I love a man with serious chronic illnesses—yes, plural—so when I started my current job 5 years ago I bought the best health insurance my employer, UCSF, had to offer: Blue Shield PPO. The PPO allowed us to see whomever doctor wherever, without having to worry about networks or referrals or prior approvals. The PPO paid for Robert’s tacrolimus and mycophenolate without hesitation or much of a co-pay, even if my out-of-network-physician self wrote the prescriptions, which I started doing some time ago. He had been on stable doses for years and it was just easier than having him wait for an appointment, take off work to go to the appointment, and wait some more at the kidney transplant clinic to get the same prescriptions written by a transplant nephrologist.Tacrolimus and mycophenolate are two of Robert’s three transplant medications. Immunosuppressants. Immun-o-suppress-ants: drugs that muzzle the immune system like a rabid dog, tamping down it’s natural tendency to attack and destroy anything foreign to self—like my kidney transplanted into Robert. Without these medications or just without enough of these medications, the rabid dog immune system resurges to full attack.
This year UCSF required that I change our plan.

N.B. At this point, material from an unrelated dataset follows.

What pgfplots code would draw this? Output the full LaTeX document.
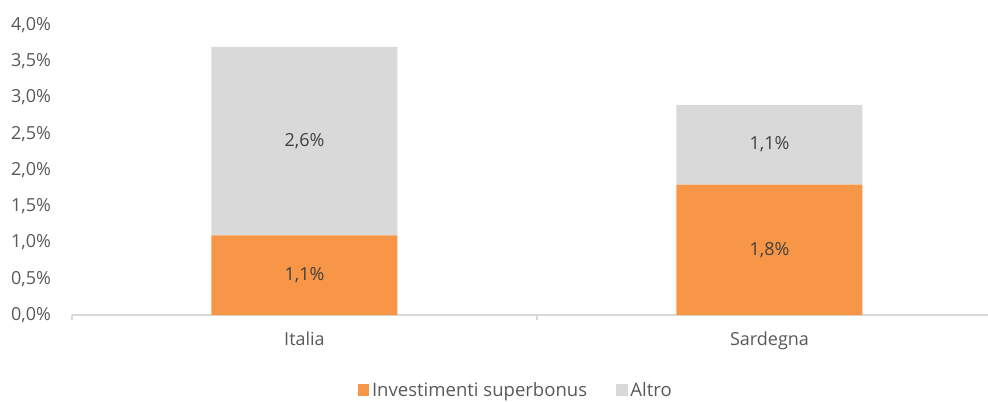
\documentclass[border=0pt]{standalone}
\usepackage{pgfplots}
\pgfplotsset{compat=1.18}
\usepackage{fontspec}
\setmainfont{Open Sans}
\usetikzlibrary{calc}
\definecolor{sbOrange}{HTML}{F79646}
\definecolor{sbGray}{HTML}{D9D9D9}
\definecolor{txtGray}{HTML}{595959}
\definecolor{lblGray}{HTML}{404040}
\definecolor{axGray}{HTML}{D9D9D9}
\newcommand\chartfont{\fontsize{13.5}{16}\selectfont}
\newcommand\legfont{\fontsize{13.9}{16}\selectfont}

% stacked shares (% of GDP growth)
\pgfplotstableread{
x sb altro
0 1.1 2.6
1 1.8 1.1
}\datatab
% data labels at segment middles
\pgfplotstableread{
x y v
0 0.55 1.1
0 2.40 2.6
1 0.90 1.8
1 2.35 1.1
}\labtab

\begin{document}
\begin{tikzpicture}
\pgfplotsset{
  common/.style={
    scale only axis, width=687pt, height=217.5pt,
    xmin=-0.5, xmax=1.47, ymin=0, ymax=4,
    /pgf/number format/assume math mode=true,
  }
}
\begin{axis}[common, name=ax,
  ybar stacked, bar width=139.5pt,
  axis lines*=left,
  y axis line style={draw=none},
  x axis line style={draw=axGray, line width=1pt, -},
  ytick={0,0.5,1,1.5,2,2.5,3,3.5,4},
  ytick style={draw=none},
  yticklabel={\pgfmathprintnumber[fixed,fixed zerofill,precision=1,use comma]{\tick}\%},
  xtick={0,1}, xticklabels={Italia,Sardegna},
  xtick style={draw=none},
  minor xtick={-0.5,0.5,1.5},
  minor x tick style={draw=axGray, line width=1pt},
  minor tick length=4pt, tick align=outside,
  tick label style={font=\chartfont, text=txtGray},
  yticklabel style={xshift=-8pt},
  xticklabel style={yshift=-5pt},
  legend style={at={(0.485,-0.2586)}, anchor=center, draw=none, fill=none,
    legend columns=2, font=\legfont, text=txtGray,
    /tikz/every even column/.append style={column sep=20pt}},
]
\addplot[fill=sbOrange, draw=none,
  legend image code/.code={\fill[sbOrange] (0pt,-4.2pt) rectangle (8.5pt,4.2pt);}]
  table[x=x, y=sb] {\datatab};
\addplot[fill=sbGray, draw=none,
  legend image code/.code={\fill[sbGray] (0pt,-4.2pt) rectangle (8.5pt,4.2pt);}]
  table[x=x, y=altro] {\datatab};
\legend{Investimenti superbonus, Altro}
\end{axis}
\begin{axis}[common, hide axis]
\addplot[draw=none, mark=none,
  point meta=\thisrow{v},
  nodes near coords={\pgfmathprintnumber[fixed,fixed zerofill,precision=1,use comma]{\pgfplotspointmeta}\%},
  nodes near coords style={anchor=center, font=\chartfont, text=lblGray}]
  table[x=x, y=y] {\labtab};
\end{axis}
\pgfresetboundingbox
\path[use as bounding box] ($(ax.south west)+(-54pt,-64.5pt)$) rectangle ($(ax.south west)+(687pt,236.25pt)$);
\end{tikzpicture}
\end{document}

There were 3 options. UC Care, a Blue Shield PPO, appeared to be the equivalent to what we already had. Well, not so much.
Now I can’t be the prescribing physician. I called my colleague, a UC Care network nephrologist, who has seen Robert in clinic from time to time. He was on vacation, on cruise ship to Alaska, but he answered my call.
“No problem,” he said, “I’ll be back on Saturday and will take care of it then. Just send me the information.”
I emailed him Robert’s entire medication list and doses, specifying that the tacrolimus and mycophenalate needed to be brand name only, Prograf and Cellcept. For as long as Robert had a transplant the kidney transplant nephrologists had always insisted upon brand names.
My colleague completed the paperwork and mailed it in that Saturday as promised.
But a few days later we learned that a 3-month supply of Prograf and Cellcept would cost us $8,000—the difference in cost from the generic form. Eight thousand dollars and we could pay for three months worth of just 2 of his medications.
Or we could feed a family of four. For a year.
Now, Robert and I are professional people, but we ain’t got it like that. So I asked a kidney transplant nephrologist colleague if generics were considered acceptable now. Yes, he said, but you have to check the tacrolimus level every week to make sure the amount of drug in the blood is adequate. And you have to stay with the same generic manufacturer because the drug levels vary from manufacturer to manufacturer in unpredictable ways. There are dozens of generic tacrolimus manufacturers.
I texted my nephrologist colleague, asking him to change the order, specifying the need to stay with the same manufacturer. He took care of it within the hour.
I ordered the weekly lab test for tacrolimus levels. For 9 years, Robert’s Prograf drug level has been 6. After the first week with the generic form, his level was 3 and it took 3 days to get the result. A lightning bolt of anxiety zigzagged through my body, ricocheting from my eyes seeing the number to my throat then to my heart then to my belly where it settled in a smoldering burn. Was the rabid dog chewing through its muzzle?
I sent Robert a text. There would be no worry in a text. Just the words: “Your tacrolimus level is 3. You need to increase your dose from 3 pills twice daily, to 4 twice daily.”
“OK,” he responded, camouflaging whatever he was feeling too.
The next week, the level was 5.5 and 4 the week after that. He had his blood drawn yesterday. On Monday I will start calling the lab for the result.
As we continue to play with Robert's drug doses and he continues to go to the lab for a blood draw every week, I wonder which manufacturer's drug they will send next time. I wonder how long it will take to get the dose right and if Robert’s rabid dog can be held at bay until we do. Because our health insurance changed.
I am also wondering where would we be right now if I couldn’t just call up a nephrologist on vacation and he answer my call, and respond to my email and to my text? Where would we be if no one found out about his tacrolimus level until the results arrived in the mail a week after the blood was drawn? Where would we be if we didn’t have the best private health insurance that my employer has to offer? I wonder.
That’s a lie. I don’t have to wonder. I know exactly where we would be. We would be in the hospital with a failing kidney transplant, wondering if Robert would go back to dialysis at the same unit where he was more than 9 years ago. But maybe I just worry too much.